### What you will do
Quote all lines below exactly. Images stay out.

### Information shown
— start —

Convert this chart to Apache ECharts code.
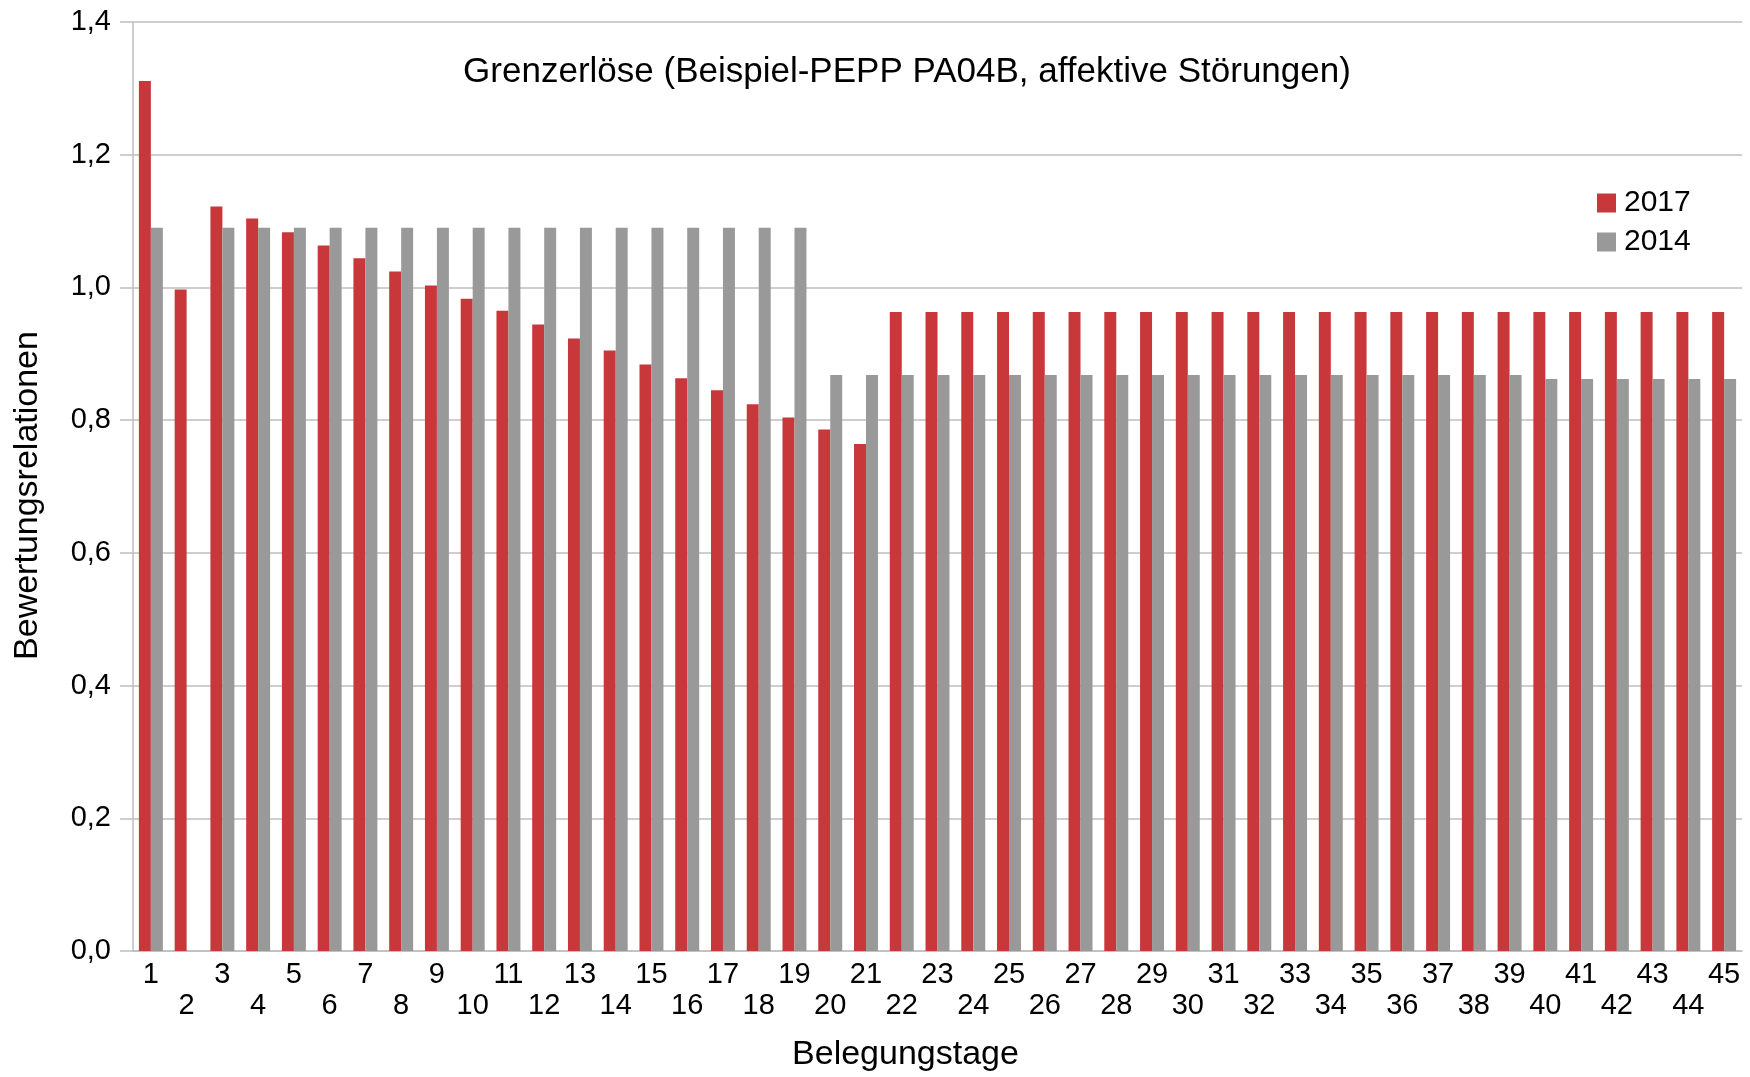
<!DOCTYPE html>
<html>
<head>
<meta charset="utf-8">
<script src="https://cdn.jsdelivr.net/npm/echarts@6/dist/echarts.min.js"></script>
<style>
  html, body { margin: 0; padding: 0; background: #ffffff; }
  #chart { width: 1750px; height: 1077px; }
</style>
</head>
<body>
<div id="chart"></div>
<script>
const categories = ['1','2','3','4','5','6','7','8','9','10','11','12','13','14','15',
  '16','17','18','19','20','21','22','23','24','25','26','27','28','29','30',
  '31','32','33','34','35','36','37','38','39','40','41','42','43','44','45'];

const values2017 = [1.311, 0.997, 1.122, 1.104, 1.083, 1.063, 1.044, 1.024, 1.003, 0.983,
  0.965, 0.944, 0.923, 0.905, 0.884, 0.863, 0.845, 0.824, 0.804, 0.786,
  0.764, 0.963, 0.963, 0.963, 0.963, 0.963, 0.963, 0.963, 0.963, 0.963,
  0.963, 0.963, 0.963, 0.963, 0.963, 0.963, 0.963, 0.963, 0.963, 0.963,
  0.963, 0.963, 0.963, 0.963, 0.963];

const values2014 = [1.090, null, 1.090, 1.090, 1.090, 1.090, 1.090, 1.090, 1.090, 1.090,
  1.090, 1.090, 1.090, 1.090, 1.090, 1.090, 1.090, 1.090, 1.090, 0.868,
  0.868, 0.868, 0.868, 0.868, 0.868, 0.868, 0.868, 0.868, 0.868, 0.868,
  0.868, 0.868, 0.868, 0.868, 0.868, 0.868, 0.868, 0.868, 0.868, 0.862,
  0.862, 0.862, 0.862, 0.862, 0.862];

const seriesNames = ['2017', '2014'];
const titleText = 'Grenzerlöse (Beispiel-PEPP PA04B, affektive Störungen)';
const xAxisName = 'Belegungstage';
const yAxisName = 'Bewertungsrelationen';

const FONT = "'Liberation Sans', Arial, Helvetica, sans-serif";
const GRID_COLOR = '#bebebe';

const chart = echarts.init(document.getElementById('chart'), null, { renderer: 'canvas' });

chart.setOption({
  backgroundColor: '#ffffff',
  animation: false,
  textStyle: { fontFamily: FONT, color: '#000' },
  title: {
    text: titleText,
    left: 902,
    textAlign: 'center',
    top: 50,
    textStyle: { fontFamily: FONT, fontSize: 35, fontWeight: 'normal', color: '#000' }
  },
  legend: {
    data: seriesNames,
    orient: 'vertical',
    left: 1597,
    top: 188,
    padding: 0,
    icon: 'rect',
    itemWidth: 19,
    itemHeight: 19,
    itemGap: 9,
    textStyle: { fontFamily: FONT, fontSize: 30, lineHeight: 30, color: '#000', padding: [0, 0, 0, 3] }
  },
  grid: { left: 133, right: 8, top: 22, bottom: 124, containLabel: false },
  xAxis: {
    type: 'category',
    data: categories,
    boundaryGap: true,
    name: xAxisName,
    nameLocation: 'middle',
    nameGap: 87,
    nameTextStyle: { fontFamily: FONT, fontSize: 34, color: '#000', padding: [0, 64, 0, 0] },
    axisLine: { show: true, lineStyle: { color: GRID_COLOR, width: 1.5 } },
    axisTick: { show: false },
    axisLabel: {
      interval: 0,
      margin: 9,
      fontFamily: FONT,
      fontSize: 29,
      lineHeight: 30.5,
      color: '#000',
      formatter: function (value, index) { return index % 2 === 0 ? value : '\n' + value; }
    },
    splitLine: { show: false }
  },
  yAxis: {
    type: 'value',
    min: 0,
    max: 1.4,
    interval: 0.2,
    name: yAxisName,
    nameLocation: 'middle',
    nameGap: 88,
    nameTextStyle: { fontFamily: FONT, fontSize: 34, color: '#000', padding: [0, 18, 0, 0] },
    axisLine: { show: true, lineStyle: { color: GRID_COLOR, width: 1.5 } },
    axisTick: { show: true, length: 13, lineStyle: { color: GRID_COLOR, width: 1.5 } },
    axisLabel: {
      margin: 22,
      fontFamily: FONT,
      fontSize: 29,
      color: '#000',
      formatter: function (v) { return v.toFixed(1).replace('.', ','); }
    },
    splitLine: { show: true, lineStyle: { color: GRID_COLOR, width: 1.5 } }
  },
  series: [
    {
      name: seriesNames[0],
      type: 'bar',
      data: values2017,
      barGap: '0%',
      barCategoryGap: '33%',
      itemStyle: { color: '#c8373a' }
    },
    {
      name: seriesNames[1],
      type: 'bar',
      data: values2014,
      barGap: '0%',
      barCategoryGap: '33%',
      itemStyle: { color: '#999999' }
    }
  ]
});
</script>
</body>
</html>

— end —

### The result
Convert this chart to Apache ECharts code.
<!DOCTYPE html>
<html>
<head>
<meta charset="utf-8">
<script src="https://cdn.jsdelivr.net/npm/echarts@6/dist/echarts.min.js"></script>
<style>
  html, body { margin: 0; padding: 0; background: #ffffff; }
  #chart { width: 1750px; height: 1077px; }
</style>
</head>
<body>
<div id="chart"></div>
<script>
const categories = ['1','2','3','4','5','6','7','8','9','10','11','12','13','14','15',
  '16','17','18','19','20','21','22','23','24','25','26','27','28','29','30',
  '31','32','33','34','35','36','37','38','39','40','41','42','43','44','45'];

const values2017 = [1.311, 0.997, 1.122, 1.104, 1.083, 1.063, 1.044, 1.024, 1.003, 0.983,
  0.965, 0.944, 0.923, 0.905, 0.884, 0.863, 0.845, 0.824, 0.804, 0.786,
  0.764, 0.963, 0.963, 0.963, 0.963, 0.963, 0.963, 0.963, 0.963, 0.963,
  0.963, 0.963, 0.963, 0.963, 0.963, 0.963, 0.963, 0.963, 0.963, 0.963,
  0.963, 0.963, 0.963, 0.963, 0.963];

const values2014 = [1.090, null, 1.090, 1.090, 1.090, 1.090, 1.090, 1.090, 1.090, 1.090,
  1.090, 1.090, 1.090, 1.090, 1.090, 1.090, 1.090, 1.090, 1.090, 0.868,
  0.868, 0.868, 0.868, 0.868, 0.868, 0.868, 0.868, 0.868, 0.868, 0.868,
  0.868, 0.868, 0.868, 0.868, 0.868, 0.868, 0.868, 0.868, 0.868, 0.862,
  0.862, 0.862, 0.862, 0.862, 0.862];

const seriesNames = ['2017', '2014'];
const titleText = 'Grenzerlöse (Beispiel-PEPP PA04B, affektive Störungen)';
const xAxisName = 'Belegungstage';
const yAxisName = 'Bewertungsrelationen';

const FONT = "'Liberation Sans', Arial, Helvetica, sans-serif";
const GRID_COLOR = '#bebebe';

const chart = echarts.init(document.getElementById('chart'), null, { renderer: 'canvas' });

chart.setOption({
  backgroundColor: '#ffffff',
  animation: false,
  textStyle: { fontFamily: FONT, color: '#000' },
  title: {
    text: titleText,
    left: 902,
    textAlign: 'center',
    top: 50,
    textStyle: { fontFamily: FONT, fontSize: 35, fontWeight: 'normal', color: '#000' }
  },
  legend: {
    data: seriesNames,
    orient: 'vertical',
    left: 1597,
    top: 188,
    padding: 0,
    icon: 'rect',
    itemWidth: 19,
    itemHeight: 19,
    itemGap: 9,
    textStyle: { fontFamily: FONT, fontSize: 30, lineHeight: 30, color: '#000', padding: [0, 0, 0, 3] }
  },
  grid: { left: 133, right: 8, top: 22, bottom: 124, containLabel: false },
  xAxis: {
    type: 'category',
    data: categories,
    boundaryGap: true,
    name: xAxisName,
    nameLocation: 'middle',
    nameGap: 87,
    nameTextStyle: { fontFamily: FONT, fontSize: 34, color: '#000', padding: [0, 64, 0, 0] },
    axisLine: { show: true, lineStyle: { color: GRID_COLOR, width: 1.5 } },
    axisTick: { show: false },
    axisLabel: {
      interval: 0,
      margin: 9,
      fontFamily: FONT,
      fontSize: 29,
      lineHeight: 30.5,
      color: '#000',
      formatter: function (value, index) { return index % 2 === 0 ? value : '\n' + value; }
    },
    splitLine: { show: false }
  },
  yAxis: {
    type: 'value',
    min: 0,
    max: 1.4,
    interval: 0.2,
    name: yAxisName,
    nameLocation: 'middle',
    nameGap: 88,
    nameTextStyle: { fontFamily: FONT, fontSize: 34, color: '#000', padding: [0, 18, 0, 0] },
    axisLine: { show: true, lineStyle: { color: GRID_COLOR, width: 1.5 } },
    axisTick: { show: true, length: 13, lineStyle: { color: GRID_COLOR, width: 1.5 } },
    axisLabel: {
      margin: 22,
      fontFamily: FONT,
      fontSize: 29,
      color: '#000',
      formatter: function (v) { return v.toFixed(1).replace('.', ','); }
    },
    splitLine: { show: true, lineStyle: { color: GRID_COLOR, width: 1.5 } }
  },
  series: [
    {
      name: seriesNames[0],
      type: 'bar',
      data: values2017,
      barGap: '0%',
      barCategoryGap: '33%',
      itemStyle: { color: '#c8373a' }
    },
    {
      name: seriesNames[1],
      type: 'bar',
      data: values2014,
      barGap: '0%',
      barCategoryGap: '33%',
      itemStyle: { color: '#999999' }
    }
  ]
});
</script>
</body>
</html>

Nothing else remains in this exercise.